The report notes that many Capetonians now face daily commutes of up to two hours each way. This geographic displacement has consequences beyond transport costs, affecting access to quality education, healthcare, employment opportunities and even basic amenities such as supermarkets and emergency services.
In some cases, families have been forced into overcrowded or informal housing conditions in order to remain within reach of work. Others have relocated to distant communities where housing is cheaper, but opportunities are fewer. Around 20% of the city’s population still lives in informal settlements, underscoring the scale of the housing challenge.
Economically, the city continues to rely heavily on tourism. Cape Town’s mayor, Geordin Hill-Lewis, defended the sector’s importance, stating that tourism supports more than 200,000 jobs and contributes billions to the economy. “We have to figure out ways to manage that pressure,” he said, adding that the city cannot afford to turn away from one of the fastest-growing parts of the national economy.
However, that growth is now being weighed against rising inequality. Housing experts estimate that nearly nine out of ten families cannot afford to live in the city centre, a figure that reflects both rising prices and limited availability of affordable units.

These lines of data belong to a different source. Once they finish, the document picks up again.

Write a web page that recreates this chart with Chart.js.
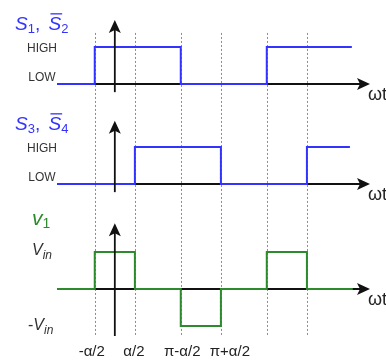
<!DOCTYPE html>
<html>
<head>
<meta charset="utf-8">
<script src="https://cdn.jsdelivr.net/npm/chart.js@4.4.0/dist/chart.umd.min.js"></script>
<style>
  html, body { margin: 0; padding: 0; background: #fff; }
  #wrap { width: 386px; height: 363px; }
</style>
</head>
<body>
<div id="wrap"><canvas id="chart" width="386" height="363"></canvas></div>
<script>
// --- DATA ---
// x axis in electrical degrees (pi = 180), alpha/2 is about 42
const edges = [-42, 42, 138, 222, 318, 402];
const tickLabels = ['-α/2', 'α/2', 'π-α/2', 'π+α/2'];

// S1, S2bar : LOW = 0, HIGH = 1 (stepped, value changes at each x)
const s12X = [-121, -42, 138, 318, 496];
const s12Y = [0, 1, 0, 1, 1];
// S3, S4bar
const s34X = [-121, 42, 222, 402, 492];
const s34Y = [0, 1, 0, 1, 1];
// v1 : -Vin = -1, 0, Vin = 1
const v1X = [-121, -42, 42, 138, 222, 318, 402, 498];
const v1Y = [0, 1, 0, -1, 0, 1, 0, 0];

// --- LAYOUT / STYLE ---
const W = 386, H = 363;
const FONT = '"Liberation Sans", Arial, Helvetica, sans-serif';
const BLUE = '#3333ff';
const GREEN = '#2d8a2d';

// base = pixel of value 0, unit = pixels per unit, axis = vertical arrow extent in units
const panels = [
  { id: 'y1', base: 84,  unit: 37, axisTop: 1.73, axisBottom: -0.22, titleDy: -17 },
  { id: 'y2', base: 184, unit: 37, axisTop: 1.71, axisBottom: -0.22, titleDy: -17 },
  { id: 'y3', base: 289, unit: 37, axisTop: 1.78, axisBottom: -1.27, titleDy: -27 }
];
const guideTop = 1.38;     // in y1 units
const guideBottom = -1.27; // in y3 units

function yRange(p) {
  const max = p.base / p.unit;
  return { min: max - H / p.unit, max: max };
}

function pts(xs, ys) {
  return xs.map((x, i) => ({ x: x, y: ys[i] }));
}

function rich(ctx, x, y, parts, color) {
  ctx.fillStyle = color;
  ctx.strokeStyle = color;
  ctx.textAlign = 'left';
  ctx.textBaseline = 'alphabetic';
  for (const p of parts) {
    ctx.font = (p.it ? 'italic ' : '') + p.size + 'px ' + FONT;
    const w = ctx.measureText(p.t).width;
    const yy = y + (p.dy || 0);
    ctx.fillText(p.t, x, yy);
    if (p.bar) {
      ctx.lineWidth = 1.3;
      ctx.beginPath();
      ctx.moveTo(x + 2, yy - p.size * 0.85);
      ctx.lineTo(x + w + 1, yy - p.size * 0.85);
      ctx.stroke();
    }
    x += w + (p.gap || 0);
  }
}

function arrowRight(ctx, x, y) {
  ctx.beginPath();
  ctx.moveTo(x, y);
  ctx.lineTo(x - 13, y - 6);
  ctx.lineTo(x - 10, y);
  ctx.lineTo(x - 13, y + 6);
  ctx.closePath();
  ctx.fill();
}

function arrowUp(ctx, x, y) {
  ctx.beginPath();
  ctx.moveTo(x, y);
  ctx.lineTo(x + 6, y + 13);
  ctx.lineTo(x, y + 10);
  ctx.lineTo(x - 6, y + 13);
  ctx.closePath();
  ctx.fill();
}

const decor = {
  id: 'decor',
  beforeDatasetsDraw(chart) {
    const { ctx, chartArea, scales } = chart;
    const x = scales.x;
    ctx.save();
    // dotted guides
    ctx.strokeStyle = '#8c8c8c';
    ctx.lineWidth = 1;
    ctx.setLineDash([2, 2]);
    const top = scales.y1.getPixelForValue(guideTop);
    const bot = scales.y3.getPixelForValue(guideBottom);
    edges.forEach(v => {
      const px = Math.round(x.getPixelForValue(v)) + 0.5;
      ctx.beginPath();
      ctx.moveTo(px, top);
      ctx.lineTo(px, bot);
      ctx.stroke();
    });
    ctx.setLineDash([]);
    // horizontal axes
    ctx.strokeStyle = '#111';
    ctx.fillStyle = '#111';
    ctx.lineWidth = 1.8;
    panels.forEach(p => {
      const y = scales[p.id].getPixelForValue(0);
      ctx.beginPath();
      ctx.moveTo(chartArea.left, y);
      ctx.lineTo(chartArea.right - 8, y);
      ctx.stroke();
      arrowRight(ctx, chartArea.right, y);
    });
    ctx.restore();
  },
  afterDatasetsDraw(chart) {
    const { ctx, scales } = chart;
    const x = scales.x;
    const x0 = x.getPixelForValue(0);
    ctx.save();
    // vertical axes
    ctx.strokeStyle = '#111';
    ctx.fillStyle = '#111';
    ctx.lineWidth = 1.8;
    panels.forEach(p => {
      const s = scales[p.id];
      const t = s.getPixelForValue(p.axisTop);
      const b = s.getPixelForValue(p.axisBottom);
      ctx.beginPath();
      ctx.moveTo(x0, b);
      ctx.lineTo(x0, t + 8);
      ctx.stroke();
      arrowUp(ctx, x0, t);
    });

    // titles
    const y1 = scales.y1, y2 = scales.y2, y3 = scales.y3;
    rich(ctx, 15, y1.getPixelForValue(1) + panels[0].titleDy, [
      { t: 'S', it: true, size: 19 }, { t: '1', size: 13, dy: 3 },
      { t: ', ', size: 19, gap: 3 },
      { t: 'S', it: true, size: 19, bar: true }, { t: '2', size: 13, dy: 3 }
    ], BLUE);
    rich(ctx, 15, y2.getPixelForValue(1) + panels[1].titleDy, [
      { t: 'S', it: true, size: 19 }, { t: '3', size: 13, dy: 3 },
      { t: ', ', size: 19, gap: 3 },
      { t: 'S', it: true, size: 19, bar: true }, { t: '4', size: 13, dy: 3 }
    ], BLUE);
    rich(ctx, 32, y3.getPixelForValue(1) + panels[2].titleDy, [
      { t: 'v', it: true, size: 21 }, { t: '1', size: 14, dy: 3 }
    ], GREEN);

    // level labels
    ctx.fillStyle = '#333';
    ctx.font = '12px ' + FONT;
    ctx.textAlign = 'center';
    ctx.textBaseline = 'alphabetic';
    [y1, y2].forEach(s => {
      ctx.fillText('HIGH', 42, s.getPixelForValue(1) + 5);
      ctx.fillText('LOW', 42, s.getPixelForValue(0) - 3.5);
    });
    rich(ctx, 32, y3.getPixelForValue(1) + 3, [
      { t: 'V', it: true, size: 16 }, { t: 'in', it: true, size: 12, dy: 4 }
    ], '#333');
    rich(ctx, 28, y3.getPixelForValue(-1) + 4, [
      { t: '-', size: 16 }, { t: 'V', it: true, size: 16 }, { t: 'in', it: true, size: 12, dy: 4 }
    ], '#333');

    // omega t
    ctx.fillStyle = '#222';
    ctx.font = '18px ' + FONT;
    ctx.textAlign = 'left';
    panels.forEach(p => {
      ctx.fillText('ωt', 368, scales[p.id].getPixelForValue(0) + 16);
    });

    // x tick labels
    ctx.font = '15px ' + FONT;
    ctx.textAlign = 'center';
    const shift = [-3, -1, 1.5, 9];
    tickLabels.forEach((lab, i) => {
      ctx.fillText(lab, x.getPixelForValue(edges[i]) + shift[i], 356);
    });
    ctx.restore();
  }
};

const yScales = {};
panels.forEach(p => {
  const r = yRange(p);
  yScales[p.id] = { type: 'linear', display: false, bounds: 'data', min: r.min, max: r.max };
});

new Chart(document.getElementById('chart'), {
  type: 'line',
  data: {
    datasets: [
      { label: 'S1, S2', data: pts(s12X, s12Y), yAxisID: 'y1', borderColor: BLUE },
      { label: 'S3, S4', data: pts(s34X, s34Y), yAxisID: 'y2', borderColor: BLUE },
      { label: 'v1', data: pts(v1X, v1Y), yAxisID: 'y3', borderColor: GREEN }
    ].map(d => Object.assign(d, {
      stepped: true,
      borderWidth: 2,
      pointRadius: 0,
      fill: false,
      clip: 4
    }))
  },
  options: {
    responsive: false,
    animation: false,
    layout: { padding: { left: 57, right: 16, top: 0, bottom: 0 } },
    plugins: { legend: { display: false }, tooltip: { enabled: false } },
    scales: Object.assign({
      x: { type: 'linear', display: false, min: -121, max: 534 }
    }, yScales)
  },
  plugins: [decor]
});
</script>
</body>
</html>
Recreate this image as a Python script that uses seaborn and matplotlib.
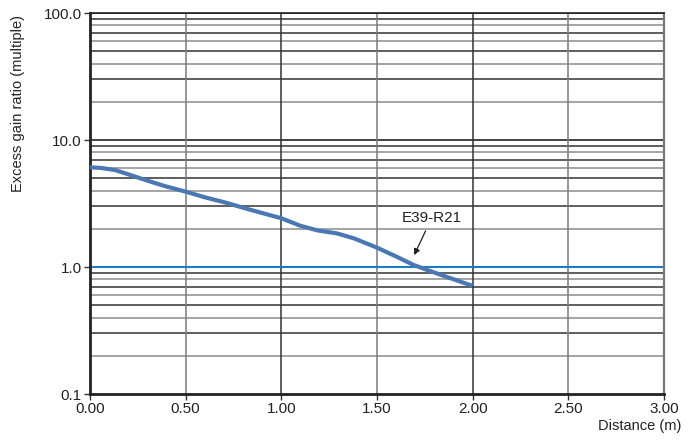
import numpy as np
import pandas as pd
import matplotlib
matplotlib.use("Agg")
import matplotlib.pyplot as plt
import seaborn as sns
from matplotlib.ticker import FixedLocator, NullFormatter

# curve (distance in m, excess gain multiple)
distance = [0.00, 0.06, 0.13, 0.20, 0.29, 0.39, 0.50, 0.60, 0.71, 0.81, 0.92,
            1.00, 1.10, 1.19, 1.29, 1.38, 1.50, 1.60, 1.69, 1.76, 1.86, 2.00]
gain = [6.10, 6.02, 5.80, 5.37, 4.84, 4.34, 3.92, 3.54, 3.21, 2.90, 2.61,
        2.42, 2.11, 1.94, 1.84, 1.68, 1.42, 1.21, 1.04, 0.95, 0.84, 0.71]

x_ticks = [0.0, 0.5, 1.0, 1.5, 2.0, 2.5, 3.0]
y_ticks = [0.1, 1.0, 10.0, 100.0]
y_ticklabels = ["0.1", "1.0", "10.0", "100.0"]
series_label = "E39-R21"

df = pd.DataFrame({"distance": distance, "gain": gain})

sns.set_theme(style="white")
plt.rcParams["font.family"] = ["Liberation Sans", "DejaVu Sans"]

fig = plt.figure(figsize=(6.92, 4.41), dpi=100)
ax = fig.add_axes([90 / 692, 1 - 394 / 441, 574 / 692, 381 / 441])

ax.set_yscale("log")
ax.set_xlim(0, 3)
ax.set_ylim(0.1, 100)

# grid: decades + minor lines, vertical every 0.5
minor = [m * 10.0 ** e for e in (-1, 0, 1) for m in range(2, 10)]
ax.yaxis.set_minor_locator(FixedLocator(minor))
ax.yaxis.set_minor_formatter(NullFormatter())
for i, v in enumerate(minor):
    ax.axhline(v, color="#333333" if i % 2 else "#8c8c8c", lw=1.1, zorder=1)
for v in [10.0, 100.0]:
    ax.axhline(v, color="#222222", lw=1.2, zorder=1)
for i, v in enumerate(x_ticks[1:-1]):
    ax.axvline(v, color="#333333" if i % 2 else "#7a7a7a", lw=1.1, zorder=1)

ax.axhline(1.0, color="#1b7ec4", lw=1.5, zorder=2)

sns.lineplot(data=df, x="distance", y="gain", ax=ax, color="#4a78b4", lw=3,
             zorder=3, legend=False, solid_capstyle="butt", solid_joinstyle="round")

ax.annotate(series_label, xy=(1.694, 1.24), xytext=(1.786, 2.43),
            ha="center", va="center", fontsize=11, color="#222222",
            arrowprops=dict(arrowstyle="-|>", color="#222222", lw=0.9,
                            mutation_scale=9, shrinkA=2, shrinkB=0))

ax.set_xticks(x_ticks)
ax.set_xticklabels([f"{v:.2f}" for v in x_ticks], fontsize=11)
ax.set_yticks(y_ticks)
ax.set_yticklabels(y_ticklabels, fontsize=11)
ax.tick_params(axis="both", which="major", direction="out", length=4, width=1,
               color="#333333", labelcolor="#222222", pad=2,
               bottom=True, left=True)
ax.tick_params(axis="y", which="minor", length=0)

ax.set_xlabel("")
ax.set_ylabel("")
for side in ["left", "bottom"]:
    ax.spines[side].set_linewidth(2.0)
    ax.spines[side].set_color("#222222")
ax.spines["top"].set_linewidth(1.2)
ax.spines["top"].set_color("#222222")
ax.spines["right"].set_linewidth(1.6)
ax.spines["right"].set_color("#777777")

fig.text(681 / 692, 1 - 426 / 441, "Distance (m)", ha="right", va="center",
         fontsize=10.5, color="#222222")
fig.text(18 / 692, 1 - 103 / 441, "Excess gain ratio (multiple)", ha="center",
         va="center", rotation=90, fontsize=10.5, color="#222222")

fig.savefig("out.png", dpi=100)
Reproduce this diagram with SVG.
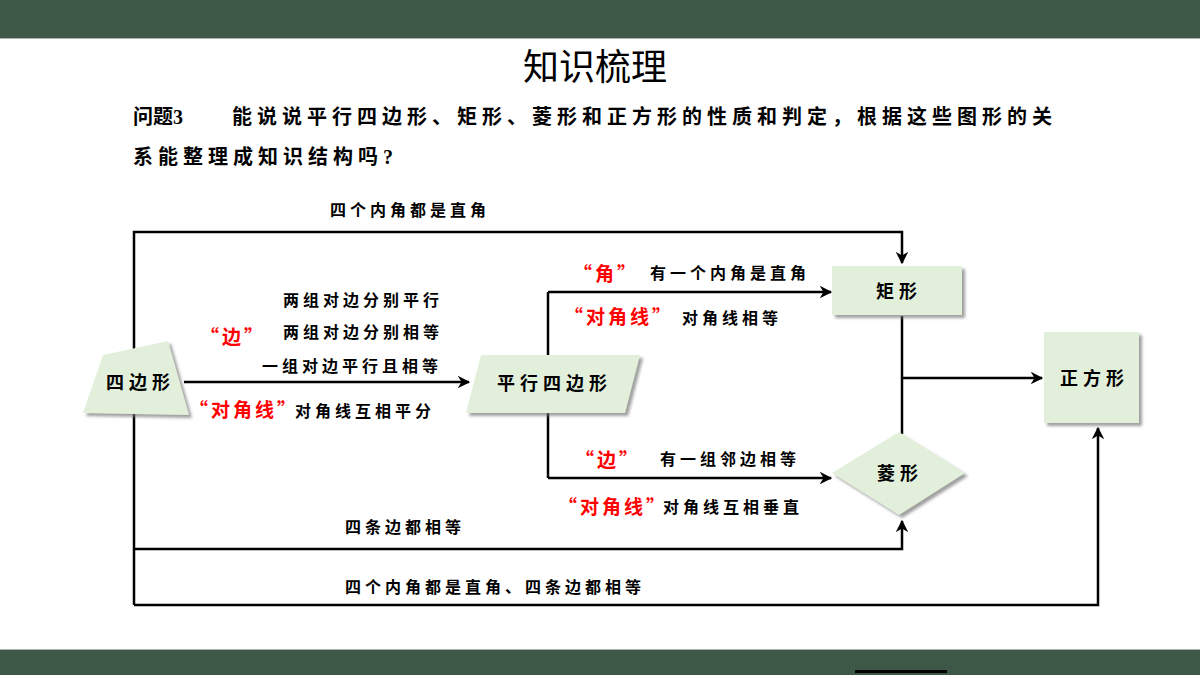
<svg xmlns="http://www.w3.org/2000/svg" width="1200" height="675" viewBox="0 0 1200 675">
<style>
.bar{fill:#3d5846}
.q{font-family:"Liberation Serif","Noto Sans CJK SC",serif;font-weight:bold;font-size:20px;fill:#000;letter-spacing:5px}
.lbl{font-family:"Noto Sans CJK SC",sans-serif;font-weight:bold;font-size:16px;fill:#000;letter-spacing:4px}
.red{font-family:"Noto Sans CJK SC",sans-serif;font-weight:bold;font-size:19px;fill:#ff0000;letter-spacing:3px}
.nt{font-family:"Noto Sans CJK SC",sans-serif;font-weight:bold;font-size:18px;fill:#000;letter-spacing:5px}
.shape{fill:#e2efda;filter:url(#sh)}
.ln{fill:none;stroke:#000;stroke-width:2.5}
.ar{marker-end:url(#arr)}
</style>
<defs>
<filter id="sh" x="-20%" y="-20%" width="140%" height="150%">
<feDropShadow dx="3" dy="3" stdDeviation="1.5" flood-color="#777" flood-opacity="0.7"/>
</filter>
<marker id="arr" viewBox="0 0 10 10" refX="9" refY="5" markerWidth="5" markerHeight="5" orient="auto" markerUnits="strokeWidth">
<path d="M0,0 L10,5 L0,10 L3,5 Z" fill="#000"/>
</marker>
</defs>
<rect width="1200" height="675" fill="#fff"/>
<rect class="bar" x="0" y="0" width="1200" height="38"/>
<line x1="0" y1="38.5" x2="1200" y2="38.5" stroke="#a9b5ac" stroke-width="1"/>
<rect class="bar" x="0" y="650" width="1200" height="25"/>
<line x1="0" y1="649.5" x2="1200" y2="649.5" stroke="#a9b5ac" stroke-width="1"/>
<rect x="855" y="670" width="92" height="3" fill="#000"/>
<text x="595" y="80" text-anchor="middle" font-family="Noto Sans CJK SC, sans-serif" font-size="36" fill="#000">知识梳理</text>
<text class="q" x="133" y="124" style="letter-spacing:0">问题3</text>
<text class="q" x="232" y="124">能说说平行四边形、矩形、菱形和正方形的性质和判定，根据这些图形的关</text>
<text class="q" x="133" y="164">系能整理成知识结构吗?</text>
<g id="connectors">
<path class="ln ar" d="M134,605 V232 H902 V263"/>
<path class="ln ar" d="M134,549 H902 V521"/>
<path class="ln ar" d="M134,605 H1098 V428"/>
<path class="ln ar" d="M184,382 H469"/>
<path class="ln" d="M548,292 V478"/>
<path class="ln ar" d="M548,292 H831"/>
<path class="ln ar" d="M548,478 H831"/>
<path class="ln" d="M902,316 V434"/>
<path class="ln ar" d="M902,378 H1042"/>
</g>
<g id="n-quad">
<polygon class="shape" points="103,355 168,341 189,415 83,413"/>
<text class="nt" x="106" y="389">四边形</text>
</g>
<g id="n-para">
<polygon class="shape" points="481,355 640,355 625,413 466,413"/>
<text class="nt" x="497" y="390">平行四边形</text>
</g>
<g id="n-rect">
<rect class="shape" x="832" y="266" width="130" height="49"/>
<text class="nt" x="876" y="298">矩形</text>
</g>
<g id="n-rhombus">
<polygon class="shape" points="899,432 965,473 899,515 832,473"/>
<text class="nt" x="877" y="480">菱形</text>
</g>
<g id="n-square">
<rect class="shape" x="1044" y="332" width="95" height="91"/>
<text class="nt" x="1060" y="385">正方形</text>
</g>
<g id="labels">
<text class="lbl" x="330" y="216">四个内角都是直角</text>
<text class="lbl" x="283" y="306">两组对边分别平行</text>
<text class="lbl" x="283" y="338">两组对边分别相等</text>
<text class="lbl" x="262" y="372">一组对边平行且相等</text>
<text class="lbl" x="295" y="417">对角线互相平分</text>
<text class="lbl" x="650" y="279">有一个内角是直角</text>
<text class="lbl" x="682" y="324">对角线相等</text>
<text class="lbl" x="660" y="465">有一组邻边相等</text>
<text class="lbl" x="663" y="513">对角线互相垂直</text>
<text class="lbl" x="345" y="533">四条边都相等</text>
<text class="lbl" x="345" y="593">四个内角都是直角、四条边都相等</text>
<text class="red" x="200" y="344">“边”</text>
<text class="red" x="189" y="417">“对角线”</text>
<text class="red" x="573" y="281">“角”</text>
<text class="red" x="564" y="324">“对角线”</text>
<text class="red" x="575" y="467">“边”</text>
<text class="red" x="558" y="514">“对角线”</text>
</g>
</svg>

Critics argue that the current trajectory risks reinforcing patterns established during apartheid, where communities were historically pushed to the outskirts while economic and social opportunity remained concentrated in central areas. The report suggests that, despite decades of change, those spatial divides are once again becoming entrenched.
There are efforts underway to address the imbalance. The City of Cape Town has introduced measures aimed at increasing housing supply, including releasing public land and streamlining development processes. Provincial authorities have also announced plans for subsidised housing projects closer to the city centre.
Yet progress remains slow, and for many residents, the sense is that the city is evolving faster for visitors than for those who call it home.
What gives this story added weight is not just the data, but the perspective. The fact that an international publication has identified housing as a defining issue in Cape Town signals that the crisis is no longer contained within local debate. It is now part of a broader global conversation about tourism, inequality and who ultimately has the right to live in the world’s most desirable cities.